Statistics and Correlation

• correlation(other, method="pearson", ...) Compute correlation with another TimeSeries. Methods: "pearson", "kendall", "mic", "distance".

• partial_correlation(other, controls=None, ...) Compute partial correlation controlling for third-party variables.

• fastmi(other, grid_size=128) Compute mutual information using the FastMI (FFT-based) estimator.

• granger_causality(other, maxlag=5) Test for Granger causality between series.

Signal Processing

• hilbert() / envelope() Compute the analytic signal and its amplitude envelope.

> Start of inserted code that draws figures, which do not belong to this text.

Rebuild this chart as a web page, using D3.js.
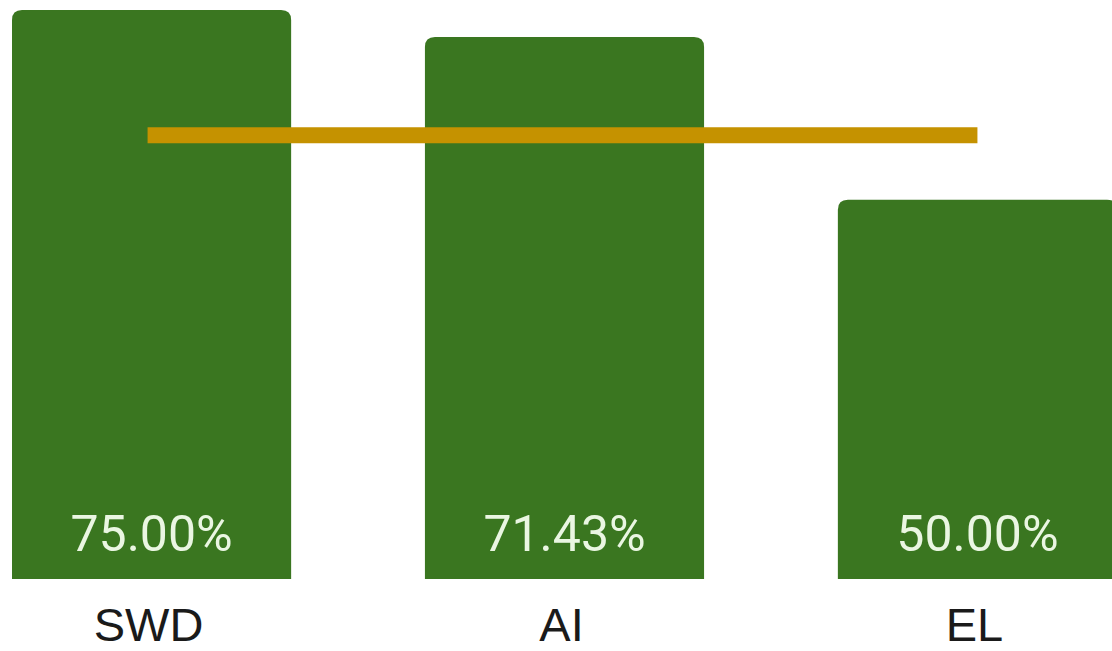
<!DOCTYPE html>
<html>
<head>
<meta charset="utf-8">
<script src="https://cdn.jsdelivr.net/npm/d3@7"></script>
<style>
  html, body { margin: 0; padding: 0; background: #ffffff; }
  svg { display: block; }
</style>
</head>
<body>
<svg id="chart" width="1112" height="651"></svg>
<script>
// Pass rate per track, with the reference threshold drawn across the bars
const categories = ["SWD", "AI", "EL"];
const rates = [75.00, 71.43, 50.00];
const threshold = [58.5];

const W = 1112, H = 651;
const baseline = 579;
const svg = d3.select("#chart");

const x = d3.scaleBand()
  .domain(categories)
  .range([12, 1117])
  .paddingInner(0.324)
  .paddingOuter(0);

const y = d3.scaleLinear()
  .domain([0, 75])
  .range([baseline, 10]);

const bw = x.bandwidth();
const r = 10;

function topRounded(x0, y0, w, h, rad) {
  return `M${x0},${y0 + h}` +
    `V${y0 + rad}` +
    `Q${x0},${y0} ${x0 + rad},${y0}` +
    `H${x0 + w - rad}` +
    `Q${x0 + w},${y0} ${x0 + w},${y0 + rad}` +
    `V${y0 + h}Z`;
}

const data = categories.map((c, i) => ({ c, v: rates[i] }));

svg.append("g").selectAll("path")
  .data(data)
  .join("path")
  .attr("d", d => topRounded(x(d.c), y(d.v), bw, baseline - y(d.v), r))
  .attr("fill", "#3a7620");

// threshold line spanning the first to the last bar centre
const lx0 = x(categories[0]) + bw / 2 - 4;
const lx1 = x(categories[categories.length - 1]) + bw / 2;
svg.append("line")
  .attr("x1", lx0).attr("x2", lx1)
  .attr("y1", y(threshold[0])).attr("y2", y(threshold[0]))
  .attr("stroke", "#c59200")
  .attr("stroke-width", 16);

// value labels inside the bars
svg.append("g").selectAll("text")
  .data(data)
  .join("text")
  .attr("x", d => x(d.c) + bw / 2)
  .attr("y", baseline - 28)
  .attr("text-anchor", "middle")
  .attr("font-family", "Roboto, sans-serif")
  .attr("font-size", 50)
  .attr("fill", "#eaf6e2")
  .text(d => d.v.toFixed(2) + "%");

// category axis labels
svg.append("g").selectAll("text")
  .data(categories)
  .join("text")
  .attr("x", d => x(d) + bw / 2 - 3)
  .attr("y", 641)
  .attr("text-anchor", "middle")
  .attr("font-family", "'Liberation Sans', Arial, sans-serif")
  .attr("font-size", 47)
  .attr("fill", "#1a1a1a")
  .text(d => d);
</script>
</body>
</html>
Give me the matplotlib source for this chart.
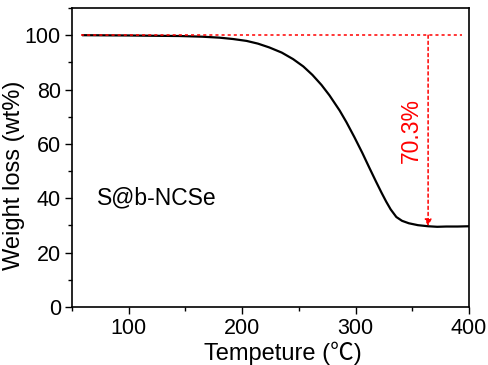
import matplotlib
matplotlib.use("Agg")
import matplotlib.pyplot as plt
from matplotlib.ticker import MultipleLocator

plt.rcParams['font.family'] = ['Liberation Sans', 'Noto Sans CJK SC', 'DejaVu Sans']

# TGA curve of S@b-NCSe
temperature = [60, 80, 100, 120, 145, 165, 180, 192, 204, 214, 224, 235, 245, 254,
               262, 270, 277, 286, 292, 299, 306, 312, 318, 323, 327, 331, 336,
               341, 347, 355, 364, 372, 380, 390, 400]
weight = [100.0, 99.95, 99.9, 99.8, 99.7, 99.45, 99.1, 98.6, 97.9, 96.9, 95.5,
          93.6, 91.2, 88.5, 85.4, 81.7, 77.9, 72.3, 68.0, 62.5, 56.7, 51.4, 46.2,
          42.0, 38.8, 35.9, 33.1, 31.7, 30.8, 30.1, 29.7, 29.5, 29.6, 29.6, 29.7]

loss_label = "70.3%"
loss_temp = 364
loss_start = 100.0
loss_end = 29.7

fig = plt.figure(figsize=(4.89, 3.65), dpi=100)
ax = fig.add_axes([0.147, 0.159, 0.812, 0.819])

ax.plot(temperature, weight, color='black', lw=1.6, zorder=3,
        solid_joinstyle='round')

# reference line at 100 % and the arrow marking the loss
ax.plot([58, 394], [loss_start, loss_start], color='red', lw=1.1,
        ls=(0, (2, 2)), zorder=4)
ax.annotate('', xy=(loss_temp, loss_end), xytext=(loss_temp, loss_start),
            arrowprops=dict(arrowstyle='-|>', color='red', lw=1.1,
                            linestyle=(0, (2, 2)), mutation_scale=10,
                            shrinkA=0, shrinkB=0))
ax.text(349, 65, loss_label, color='red', fontsize=16.5, rotation=90,
        ha='center', va='center')
ax.text(72, 40, "S@b-NCSe", fontsize=16.5, ha='left', va='center')

ax.set_xlim(50, 400)
ax.set_ylim(0, 110)
ax.xaxis.set_major_locator(MultipleLocator(100))
ax.xaxis.set_minor_locator(MultipleLocator(50))
ax.yaxis.set_major_locator(MultipleLocator(20))
ax.yaxis.set_minor_locator(MultipleLocator(10))
ax.tick_params(which='both', direction='out', top=False, right=False,
               labelsize=15.5, width=1)
ax.tick_params(which='major', length=5, pad=3)
ax.tick_params(which='minor', length=3)
for s in ax.spines.values():
    s.set_linewidth(1.2)

ax.set_xlabel("Tempeture (\u2103)", fontsize=17)
ax.set_ylabel("Weight loss (wt%)", fontsize=17)
ax.xaxis.set_label_coords(0.531, -0.115)
ax.yaxis.set_label_coords(-0.118, 0.44)

fig.savefig("out.png", dpi=100)
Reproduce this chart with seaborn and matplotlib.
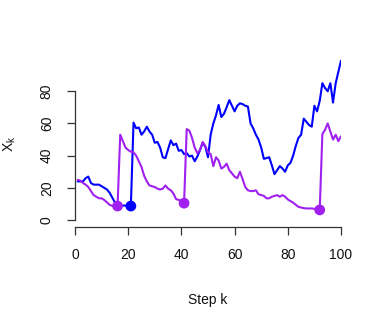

• mix_down(f0) Demodulate the signal at a specific carrier frequency.

• fft(mode="steady"|"transient", ...) Enhanced FFT with zero-padding and window management options.

Modeling and Preprocessing

• arima(order=(p,d,q)) Fit an ARIMA time-series model.

• impute(method="interpolate") Handle missing values (NaNs) in the data.

• standardize(method="zscore") Rescale data to zero mean and unit variance.

Examples

from gwexpy.timeseries import TimeSeries
ts = TimeSeries.fetch_open_data('H1', 1126259446, 1126259478)

# Compute nonlinear correlation
mic_score = ts.correlation(other_ts, method="mic")

# Standardize and compute envelope
env = ts.standardize().envelope()

Pickle / shelve portability

Warning

Never unpickle data from untrusted sources. pickle/shelve can execute arbitrary code on load.

gwexpy pickling prioritizes portability: unpickling returns GWpy types so that loading does not require gwexpy to be installed.